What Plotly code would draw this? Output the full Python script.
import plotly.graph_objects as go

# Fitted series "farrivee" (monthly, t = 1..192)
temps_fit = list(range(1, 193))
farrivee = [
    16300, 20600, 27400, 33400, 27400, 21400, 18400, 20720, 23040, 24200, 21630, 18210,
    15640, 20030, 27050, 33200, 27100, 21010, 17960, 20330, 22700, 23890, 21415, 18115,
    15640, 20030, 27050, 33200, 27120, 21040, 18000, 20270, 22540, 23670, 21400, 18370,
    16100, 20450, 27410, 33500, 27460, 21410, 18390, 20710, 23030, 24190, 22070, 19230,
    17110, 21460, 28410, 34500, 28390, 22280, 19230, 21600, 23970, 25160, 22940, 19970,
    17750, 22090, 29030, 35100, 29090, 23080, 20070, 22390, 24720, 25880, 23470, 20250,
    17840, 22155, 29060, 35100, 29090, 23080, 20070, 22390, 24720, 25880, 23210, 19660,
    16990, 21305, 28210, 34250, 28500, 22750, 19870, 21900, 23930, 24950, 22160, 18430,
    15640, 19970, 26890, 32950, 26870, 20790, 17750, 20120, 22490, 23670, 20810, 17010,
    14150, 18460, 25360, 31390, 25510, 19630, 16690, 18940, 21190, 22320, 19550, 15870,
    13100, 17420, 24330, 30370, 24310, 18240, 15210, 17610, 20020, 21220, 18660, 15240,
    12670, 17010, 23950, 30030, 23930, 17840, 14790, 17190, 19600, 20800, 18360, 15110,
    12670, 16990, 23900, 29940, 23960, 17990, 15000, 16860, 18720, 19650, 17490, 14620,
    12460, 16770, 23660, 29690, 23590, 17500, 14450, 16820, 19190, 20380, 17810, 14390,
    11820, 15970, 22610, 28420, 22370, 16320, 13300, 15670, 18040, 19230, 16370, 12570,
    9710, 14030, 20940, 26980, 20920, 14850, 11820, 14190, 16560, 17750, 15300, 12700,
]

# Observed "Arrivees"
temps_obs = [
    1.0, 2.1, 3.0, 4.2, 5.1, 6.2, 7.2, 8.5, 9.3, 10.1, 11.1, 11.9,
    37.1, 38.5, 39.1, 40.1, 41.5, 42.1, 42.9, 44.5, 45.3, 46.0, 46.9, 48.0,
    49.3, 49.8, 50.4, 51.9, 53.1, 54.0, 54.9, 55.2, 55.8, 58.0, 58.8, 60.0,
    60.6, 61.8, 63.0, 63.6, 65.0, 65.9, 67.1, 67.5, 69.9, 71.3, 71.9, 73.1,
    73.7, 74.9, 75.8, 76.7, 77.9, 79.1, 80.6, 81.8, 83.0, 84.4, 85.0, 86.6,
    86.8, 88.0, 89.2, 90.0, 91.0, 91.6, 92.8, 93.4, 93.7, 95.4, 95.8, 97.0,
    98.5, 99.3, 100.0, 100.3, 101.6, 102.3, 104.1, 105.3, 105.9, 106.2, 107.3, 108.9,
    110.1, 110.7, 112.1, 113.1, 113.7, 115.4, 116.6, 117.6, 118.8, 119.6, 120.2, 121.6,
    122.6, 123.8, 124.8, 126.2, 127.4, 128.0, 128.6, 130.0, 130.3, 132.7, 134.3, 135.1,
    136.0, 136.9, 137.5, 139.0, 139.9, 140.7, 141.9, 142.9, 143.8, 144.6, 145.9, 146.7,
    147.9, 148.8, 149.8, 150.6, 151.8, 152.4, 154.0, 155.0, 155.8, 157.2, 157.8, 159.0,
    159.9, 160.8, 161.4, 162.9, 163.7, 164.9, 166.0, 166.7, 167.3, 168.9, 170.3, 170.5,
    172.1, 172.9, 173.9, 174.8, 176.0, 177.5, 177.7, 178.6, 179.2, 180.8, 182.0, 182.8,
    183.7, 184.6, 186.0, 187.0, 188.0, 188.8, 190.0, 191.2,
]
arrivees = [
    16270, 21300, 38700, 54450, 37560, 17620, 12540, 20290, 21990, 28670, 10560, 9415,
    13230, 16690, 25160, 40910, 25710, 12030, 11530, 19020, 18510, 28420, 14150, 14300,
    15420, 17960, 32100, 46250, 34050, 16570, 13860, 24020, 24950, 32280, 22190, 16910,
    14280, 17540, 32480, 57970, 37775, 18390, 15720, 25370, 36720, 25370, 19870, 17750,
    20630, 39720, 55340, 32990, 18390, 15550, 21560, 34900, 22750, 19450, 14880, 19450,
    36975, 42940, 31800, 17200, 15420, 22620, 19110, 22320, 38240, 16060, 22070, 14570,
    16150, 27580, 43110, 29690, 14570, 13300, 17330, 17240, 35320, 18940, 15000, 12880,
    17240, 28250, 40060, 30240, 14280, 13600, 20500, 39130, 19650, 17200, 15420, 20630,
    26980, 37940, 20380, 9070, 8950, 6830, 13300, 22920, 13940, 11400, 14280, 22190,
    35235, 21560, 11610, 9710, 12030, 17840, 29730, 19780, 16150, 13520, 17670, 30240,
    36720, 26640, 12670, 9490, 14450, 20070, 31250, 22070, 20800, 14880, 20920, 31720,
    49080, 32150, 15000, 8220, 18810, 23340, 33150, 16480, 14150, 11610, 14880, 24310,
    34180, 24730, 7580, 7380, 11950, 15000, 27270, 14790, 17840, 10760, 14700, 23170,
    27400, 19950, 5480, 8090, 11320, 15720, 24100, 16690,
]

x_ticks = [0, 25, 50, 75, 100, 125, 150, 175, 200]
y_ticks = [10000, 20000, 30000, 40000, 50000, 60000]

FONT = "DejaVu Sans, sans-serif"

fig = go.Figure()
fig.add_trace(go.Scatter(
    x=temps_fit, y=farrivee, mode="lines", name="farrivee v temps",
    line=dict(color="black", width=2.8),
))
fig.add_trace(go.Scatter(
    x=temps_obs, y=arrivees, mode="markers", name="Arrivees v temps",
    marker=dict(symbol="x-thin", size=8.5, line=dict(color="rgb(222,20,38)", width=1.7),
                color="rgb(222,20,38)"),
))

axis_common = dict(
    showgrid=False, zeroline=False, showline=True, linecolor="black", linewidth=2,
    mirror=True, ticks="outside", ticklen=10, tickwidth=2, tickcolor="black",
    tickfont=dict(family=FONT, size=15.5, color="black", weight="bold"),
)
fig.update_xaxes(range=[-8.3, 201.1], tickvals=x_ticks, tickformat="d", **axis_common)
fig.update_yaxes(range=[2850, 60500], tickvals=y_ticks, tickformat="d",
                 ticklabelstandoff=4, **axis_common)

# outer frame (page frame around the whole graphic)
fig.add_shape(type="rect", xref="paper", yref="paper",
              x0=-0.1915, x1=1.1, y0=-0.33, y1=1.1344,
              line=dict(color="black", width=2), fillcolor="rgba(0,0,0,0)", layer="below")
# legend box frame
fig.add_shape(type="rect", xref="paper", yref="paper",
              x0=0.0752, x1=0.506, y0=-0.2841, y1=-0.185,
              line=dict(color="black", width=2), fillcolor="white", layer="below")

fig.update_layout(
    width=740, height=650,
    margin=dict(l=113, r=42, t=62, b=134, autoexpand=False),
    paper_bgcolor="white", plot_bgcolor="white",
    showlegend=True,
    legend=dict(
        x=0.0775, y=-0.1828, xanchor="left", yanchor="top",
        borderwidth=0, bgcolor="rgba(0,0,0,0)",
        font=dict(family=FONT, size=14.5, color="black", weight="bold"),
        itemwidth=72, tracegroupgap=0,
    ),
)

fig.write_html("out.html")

Work instructions: Quote the whole listing above, leaving nothing out.

Full response:
What Plotly code would draw this? Output the full Python script.
import plotly.graph_objects as go

# Fitted series "farrivee" (monthly, t = 1..192)
temps_fit = list(range(1, 193))
farrivee = [
    16300, 20600, 27400, 33400, 27400, 21400, 18400, 20720, 23040, 24200, 21630, 18210,
    15640, 20030, 27050, 33200, 27100, 21010, 17960, 20330, 22700, 23890, 21415, 18115,
    15640, 20030, 27050, 33200, 27120, 21040, 18000, 20270, 22540, 23670, 21400, 18370,
    16100, 20450, 27410, 33500, 27460, 21410, 18390, 20710, 23030, 24190, 22070, 19230,
    17110, 21460, 28410, 34500, 28390, 22280, 19230, 21600, 23970, 25160, 22940, 19970,
    17750, 22090, 29030, 35100, 29090, 23080, 20070, 22390, 24720, 25880, 23470, 20250,
    17840, 22155, 29060, 35100, 29090, 23080, 20070, 22390, 24720, 25880, 23210, 19660,
    16990, 21305, 28210, 34250, 28500, 22750, 19870, 21900, 23930, 24950, 22160, 18430,
    15640, 19970, 26890, 32950, 26870, 20790, 17750, 20120, 22490, 23670, 20810, 17010,
    14150, 18460, 25360, 31390, 25510, 19630, 16690, 18940, 21190, 22320, 19550, 15870,
    13100, 17420, 24330, 30370, 24310, 18240, 15210, 17610, 20020, 21220, 18660, 15240,
    12670, 17010, 23950, 30030, 23930, 17840, 14790, 17190, 19600, 20800, 18360, 15110,
    12670, 16990, 23900, 29940, 23960, 17990, 15000, 16860, 18720, 19650, 17490, 14620,
    12460, 16770, 23660, 29690, 23590, 17500, 14450, 16820, 19190, 20380, 17810, 14390,
    11820, 15970, 22610, 28420, 22370, 16320, 13300, 15670, 18040, 19230, 16370, 12570,
    9710, 14030, 20940, 26980, 20920, 14850, 11820, 14190, 16560, 17750, 15300, 12700,
]

# Observed "Arrivees"
temps_obs = [
    1.0, 2.1, 3.0, 4.2, 5.1, 6.2, 7.2, 8.5, 9.3, 10.1, 11.1, 11.9,
    37.1, 38.5, 39.1, 40.1, 41.5, 42.1, 42.9, 44.5, 45.3, 46.0, 46.9, 48.0,
    49.3, 49.8, 50.4, 51.9, 53.1, 54.0, 54.9, 55.2, 55.8, 58.0, 58.8, 60.0,
    60.6, 61.8, 63.0, 63.6, 65.0, 65.9, 67.1, 67.5, 69.9, 71.3, 71.9, 73.1,
    73.7, 74.9, 75.8, 76.7, 77.9, 79.1, 80.6, 81.8, 83.0, 84.4, 85.0, 86.6,
    86.8, 88.0, 89.2, 90.0, 91.0, 91.6, 92.8, 93.4, 93.7, 95.4, 95.8, 97.0,
    98.5, 99.3, 100.0, 100.3, 101.6, 102.3, 104.1, 105.3, 105.9, 106.2, 107.3, 108.9,
    110.1, 110.7, 112.1, 113.1, 113.7, 115.4, 116.6, 117.6, 118.8, 119.6, 120.2, 121.6,
    122.6, 123.8, 124.8, 126.2, 127.4, 128.0, 128.6, 130.0, 130.3, 132.7, 134.3, 135.1,
    136.0, 136.9, 137.5, 139.0, 139.9, 140.7, 141.9, 142.9, 143.8, 144.6, 145.9, 146.7,
    147.9, 148.8, 149.8, 150.6, 151.8, 152.4, 154.0, 155.0, 155.8, 157.2, 157.8, 159.0,
    159.9, 160.8, 161.4, 162.9, 163.7, 164.9, 166.0, 166.7, 167.3, 168.9, 170.3, 170.5,
    172.1, 172.9, 173.9, 174.8, 176.0, 177.5, 177.7, 178.6, 179.2, 180.8, 182.0, 182.8,
    183.7, 184.6, 186.0, 187.0, 188.0, 188.8, 190.0, 191.2,
]
arrivees = [
    16270, 21300, 38700, 54450, 37560, 17620, 12540, 20290, 21990, 28670, 10560, 9415,
    13230, 16690, 25160, 40910, 25710, 12030, 11530, 19020, 18510, 28420, 14150, 14300,
    15420, 17960, 32100, 46250, 34050, 16570, 13860, 24020, 24950, 32280, 22190, 16910,
    14280, 17540, 32480, 57970, 37775, 18390, 15720, 25370, 36720, 25370, 19870, 17750,
    20630, 39720, 55340, 32990, 18390, 15550, 21560, 34900, 22750, 19450, 14880, 19450,
    36975, 42940, 31800, 17200, 15420, 22620, 19110, 22320, 38240, 16060, 22070, 14570,
    16150, 27580, 43110, 29690, 14570, 13300, 17330, 17240, 35320, 18940, 15000, 12880,
    17240, 28250, 40060, 30240, 14280, 13600, 20500, 39130, 19650, 17200, 15420, 20630,
    26980, 37940, 20380, 9070, 8950, 6830, 13300, 22920, 13940, 11400, 14280, 22190,
    35235, 21560, 11610, 9710, 12030, 17840, 29730, 19780, 16150, 13520, 17670, 30240,
    36720, 26640, 12670, 9490, 14450, 20070, 31250, 22070, 20800, 14880, 20920, 31720,
    49080, 32150, 15000, 8220, 18810, 23340, 33150, 16480, 14150, 11610, 14880, 24310,
    34180, 24730, 7580, 7380, 11950, 15000, 27270, 14790, 17840, 10760, 14700, 23170,
    27400, 19950, 5480, 8090, 11320, 15720, 24100, 16690,
]

x_ticks = [0, 25, 50, 75, 100, 125, 150, 175, 200]
y_ticks = [10000, 20000, 30000, 40000, 50000, 60000]

FONT = "DejaVu Sans, sans-serif"

fig = go.Figure()
fig.add_trace(go.Scatter(
    x=temps_fit, y=farrivee, mode="lines", name="farrivee v temps",
    line=dict(color="black", width=2.8),
))
fig.add_trace(go.Scatter(
    x=temps_obs, y=arrivees, mode="markers", name="Arrivees v temps",
    marker=dict(symbol="x-thin", size=8.5, line=dict(color="rgb(222,20,38)", width=1.7),
                color="rgb(222,20,38)"),
))

axis_common = dict(
    showgrid=False, zeroline=False, showline=True, linecolor="black", linewidth=2,
    mirror=True, ticks="outside", ticklen=10, tickwidth=2, tickcolor="black",
    tickfont=dict(family=FONT, size=15.5, color="black", weight="bold"),
)
fig.update_xaxes(range=[-8.3, 201.1], tickvals=x_ticks, tickformat="d", **axis_common)
fig.update_yaxes(range=[2850, 60500], tickvals=y_ticks, tickformat="d",
                 ticklabelstandoff=4, **axis_common)

# outer frame (page frame around the whole graphic)
fig.add_shape(type="rect", xref="paper", yref="paper",
              x0=-0.1915, x1=1.1, y0=-0.33, y1=1.1344,
              line=dict(color="black", width=2), fillcolor="rgba(0,0,0,0)", layer="below")
# legend box frame
fig.add_shape(type="rect", xref="paper", yref="paper",
              x0=0.0752, x1=0.506, y0=-0.2841, y1=-0.185,
              line=dict(color="black", width=2), fillcolor="white", layer="below")

fig.update_layout(
    width=740, height=650,
    margin=dict(l=113, r=42, t=62, b=134, autoexpand=False),
    paper_bgcolor="white", plot_bgcolor="white",
    showlegend=True,
    legend=dict(
        x=0.0775, y=-0.1828, xanchor="left", yanchor="top",
        borderwidth=0, bgcolor="rgba(0,0,0,0)",
        font=dict(family=FONT, size=14.5, color="black", weight="bold"),
        itemwidth=72, tracegroupgap=0,
    ),
)

fig.write_html("out.html")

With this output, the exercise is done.